# What is required:
Determine how many lines include the string "matplotlib". Output that number only.

## start Input for this task

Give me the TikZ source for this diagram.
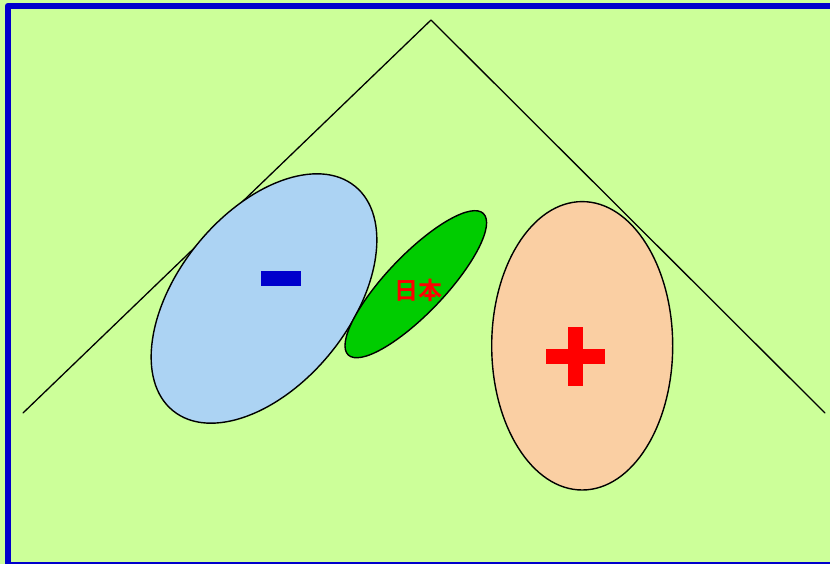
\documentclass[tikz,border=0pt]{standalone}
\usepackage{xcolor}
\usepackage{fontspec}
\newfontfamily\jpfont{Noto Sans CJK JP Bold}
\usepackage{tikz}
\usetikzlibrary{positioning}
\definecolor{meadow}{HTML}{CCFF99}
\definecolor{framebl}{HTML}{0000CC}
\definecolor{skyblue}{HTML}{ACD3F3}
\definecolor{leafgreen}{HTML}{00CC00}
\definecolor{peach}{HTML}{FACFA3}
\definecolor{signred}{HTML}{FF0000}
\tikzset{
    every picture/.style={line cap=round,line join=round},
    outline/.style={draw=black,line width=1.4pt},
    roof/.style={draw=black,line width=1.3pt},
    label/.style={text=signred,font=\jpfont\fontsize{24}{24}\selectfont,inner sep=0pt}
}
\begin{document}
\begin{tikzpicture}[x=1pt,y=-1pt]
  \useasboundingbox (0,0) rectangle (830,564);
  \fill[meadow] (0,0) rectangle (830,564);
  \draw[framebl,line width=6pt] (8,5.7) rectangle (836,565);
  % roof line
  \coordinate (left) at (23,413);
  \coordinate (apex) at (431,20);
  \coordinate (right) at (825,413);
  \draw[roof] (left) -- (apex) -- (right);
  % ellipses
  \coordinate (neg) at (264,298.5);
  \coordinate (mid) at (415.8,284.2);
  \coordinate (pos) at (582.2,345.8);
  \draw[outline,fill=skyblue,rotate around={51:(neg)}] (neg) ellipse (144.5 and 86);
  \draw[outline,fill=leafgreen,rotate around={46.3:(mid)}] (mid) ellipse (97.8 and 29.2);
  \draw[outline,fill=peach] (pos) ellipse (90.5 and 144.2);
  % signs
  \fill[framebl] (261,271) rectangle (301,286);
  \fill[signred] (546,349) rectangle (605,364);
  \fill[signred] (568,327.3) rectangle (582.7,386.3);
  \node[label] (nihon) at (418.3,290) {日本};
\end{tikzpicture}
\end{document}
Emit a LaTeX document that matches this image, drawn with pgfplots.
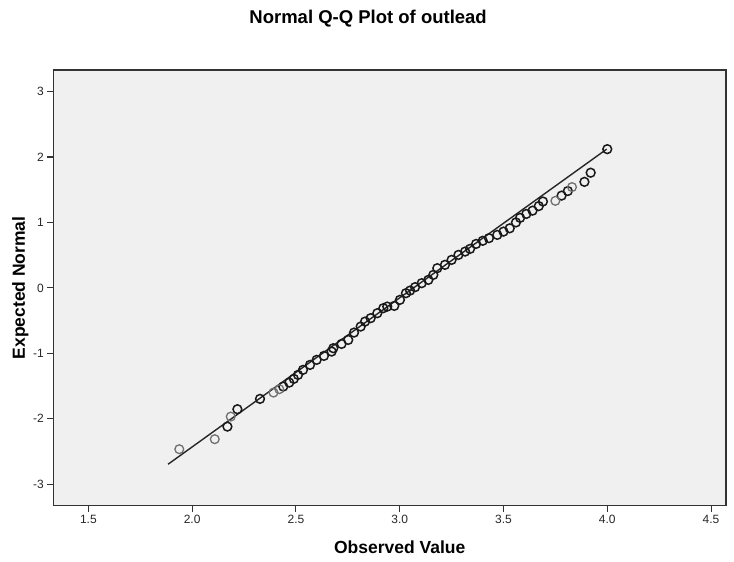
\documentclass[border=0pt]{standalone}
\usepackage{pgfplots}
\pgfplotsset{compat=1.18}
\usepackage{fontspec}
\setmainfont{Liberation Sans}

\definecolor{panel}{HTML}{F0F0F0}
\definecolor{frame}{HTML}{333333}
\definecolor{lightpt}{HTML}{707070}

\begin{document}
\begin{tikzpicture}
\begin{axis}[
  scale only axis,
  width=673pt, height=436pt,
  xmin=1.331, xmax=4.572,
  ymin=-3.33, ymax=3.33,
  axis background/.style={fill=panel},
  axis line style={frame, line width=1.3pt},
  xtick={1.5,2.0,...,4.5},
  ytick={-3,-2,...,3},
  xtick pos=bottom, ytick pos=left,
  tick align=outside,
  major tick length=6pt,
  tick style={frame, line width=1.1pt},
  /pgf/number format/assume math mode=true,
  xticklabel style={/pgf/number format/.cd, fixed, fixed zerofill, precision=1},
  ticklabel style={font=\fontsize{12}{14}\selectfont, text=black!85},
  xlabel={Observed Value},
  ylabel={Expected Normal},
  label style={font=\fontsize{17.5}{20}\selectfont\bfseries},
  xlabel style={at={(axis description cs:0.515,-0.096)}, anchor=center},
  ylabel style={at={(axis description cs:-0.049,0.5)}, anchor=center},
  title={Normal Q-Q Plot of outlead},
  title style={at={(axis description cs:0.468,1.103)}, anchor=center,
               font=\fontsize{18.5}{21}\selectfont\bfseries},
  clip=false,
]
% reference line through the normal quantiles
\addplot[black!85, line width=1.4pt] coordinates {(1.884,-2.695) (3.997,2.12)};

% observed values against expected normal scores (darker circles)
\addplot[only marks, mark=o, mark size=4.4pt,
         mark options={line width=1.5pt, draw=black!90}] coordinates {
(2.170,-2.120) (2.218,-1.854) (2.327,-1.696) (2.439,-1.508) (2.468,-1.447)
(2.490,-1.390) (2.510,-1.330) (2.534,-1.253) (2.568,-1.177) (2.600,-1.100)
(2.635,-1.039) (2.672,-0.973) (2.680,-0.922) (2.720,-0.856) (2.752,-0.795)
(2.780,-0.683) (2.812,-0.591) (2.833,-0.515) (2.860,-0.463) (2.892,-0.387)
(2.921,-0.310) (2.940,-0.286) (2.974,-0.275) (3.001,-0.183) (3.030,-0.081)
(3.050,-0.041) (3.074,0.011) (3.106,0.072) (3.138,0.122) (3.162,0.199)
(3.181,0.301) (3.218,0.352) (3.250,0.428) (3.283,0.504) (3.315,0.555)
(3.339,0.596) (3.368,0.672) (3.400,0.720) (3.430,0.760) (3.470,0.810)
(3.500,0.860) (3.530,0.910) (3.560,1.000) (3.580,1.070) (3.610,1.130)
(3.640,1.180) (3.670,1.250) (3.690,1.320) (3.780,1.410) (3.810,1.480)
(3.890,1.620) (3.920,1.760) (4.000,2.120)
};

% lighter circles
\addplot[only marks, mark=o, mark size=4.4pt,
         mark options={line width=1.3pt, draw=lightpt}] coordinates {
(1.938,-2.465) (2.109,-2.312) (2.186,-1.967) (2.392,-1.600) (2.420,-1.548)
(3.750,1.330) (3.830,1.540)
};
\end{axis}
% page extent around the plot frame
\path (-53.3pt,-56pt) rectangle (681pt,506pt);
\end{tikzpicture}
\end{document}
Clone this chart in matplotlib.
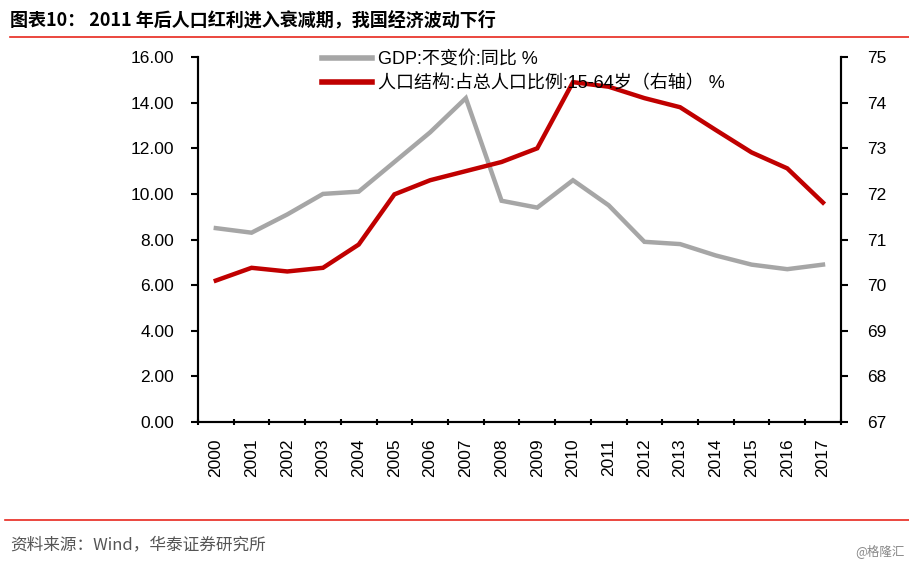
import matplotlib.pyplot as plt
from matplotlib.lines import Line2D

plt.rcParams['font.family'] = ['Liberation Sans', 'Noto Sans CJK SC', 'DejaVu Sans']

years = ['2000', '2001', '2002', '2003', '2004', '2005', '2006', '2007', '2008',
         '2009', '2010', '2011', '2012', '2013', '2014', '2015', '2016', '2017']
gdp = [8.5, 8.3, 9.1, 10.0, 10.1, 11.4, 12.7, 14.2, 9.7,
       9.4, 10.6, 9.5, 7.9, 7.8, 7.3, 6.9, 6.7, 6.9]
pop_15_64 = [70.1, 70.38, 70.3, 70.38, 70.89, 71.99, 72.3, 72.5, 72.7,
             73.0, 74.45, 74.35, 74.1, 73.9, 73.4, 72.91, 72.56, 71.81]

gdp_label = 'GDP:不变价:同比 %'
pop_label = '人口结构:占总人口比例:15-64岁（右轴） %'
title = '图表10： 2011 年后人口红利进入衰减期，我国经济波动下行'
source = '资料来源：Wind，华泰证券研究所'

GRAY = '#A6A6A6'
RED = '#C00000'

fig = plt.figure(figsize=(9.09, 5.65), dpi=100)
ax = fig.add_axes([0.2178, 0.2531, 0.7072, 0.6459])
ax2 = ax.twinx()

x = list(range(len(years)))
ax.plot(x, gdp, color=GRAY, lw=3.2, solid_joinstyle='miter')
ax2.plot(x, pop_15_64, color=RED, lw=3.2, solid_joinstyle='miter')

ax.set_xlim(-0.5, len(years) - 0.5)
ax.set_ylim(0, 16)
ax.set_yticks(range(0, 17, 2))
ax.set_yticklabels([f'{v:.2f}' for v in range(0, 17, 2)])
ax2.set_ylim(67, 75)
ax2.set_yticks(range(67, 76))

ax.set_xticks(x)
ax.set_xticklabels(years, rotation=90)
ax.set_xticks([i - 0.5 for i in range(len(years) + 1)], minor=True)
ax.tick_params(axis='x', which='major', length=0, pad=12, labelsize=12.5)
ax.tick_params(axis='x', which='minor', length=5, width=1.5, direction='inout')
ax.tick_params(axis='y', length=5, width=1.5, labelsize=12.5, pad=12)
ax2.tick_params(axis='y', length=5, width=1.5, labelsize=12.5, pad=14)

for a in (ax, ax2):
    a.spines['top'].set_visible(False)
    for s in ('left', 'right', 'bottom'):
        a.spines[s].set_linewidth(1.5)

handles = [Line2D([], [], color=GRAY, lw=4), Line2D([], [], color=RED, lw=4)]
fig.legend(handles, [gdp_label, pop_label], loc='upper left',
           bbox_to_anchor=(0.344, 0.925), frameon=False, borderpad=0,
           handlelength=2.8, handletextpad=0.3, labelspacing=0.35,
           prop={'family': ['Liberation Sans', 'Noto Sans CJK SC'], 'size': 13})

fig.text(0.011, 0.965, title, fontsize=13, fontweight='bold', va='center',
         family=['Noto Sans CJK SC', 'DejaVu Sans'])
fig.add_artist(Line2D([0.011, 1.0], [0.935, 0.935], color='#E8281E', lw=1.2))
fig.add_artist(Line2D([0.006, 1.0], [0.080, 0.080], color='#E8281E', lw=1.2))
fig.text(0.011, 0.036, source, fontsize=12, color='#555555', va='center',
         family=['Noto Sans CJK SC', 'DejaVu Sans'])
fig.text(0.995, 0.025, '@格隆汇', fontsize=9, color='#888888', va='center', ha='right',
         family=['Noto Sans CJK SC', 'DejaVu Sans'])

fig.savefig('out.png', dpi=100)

## end Input for this task

# Correct output:
3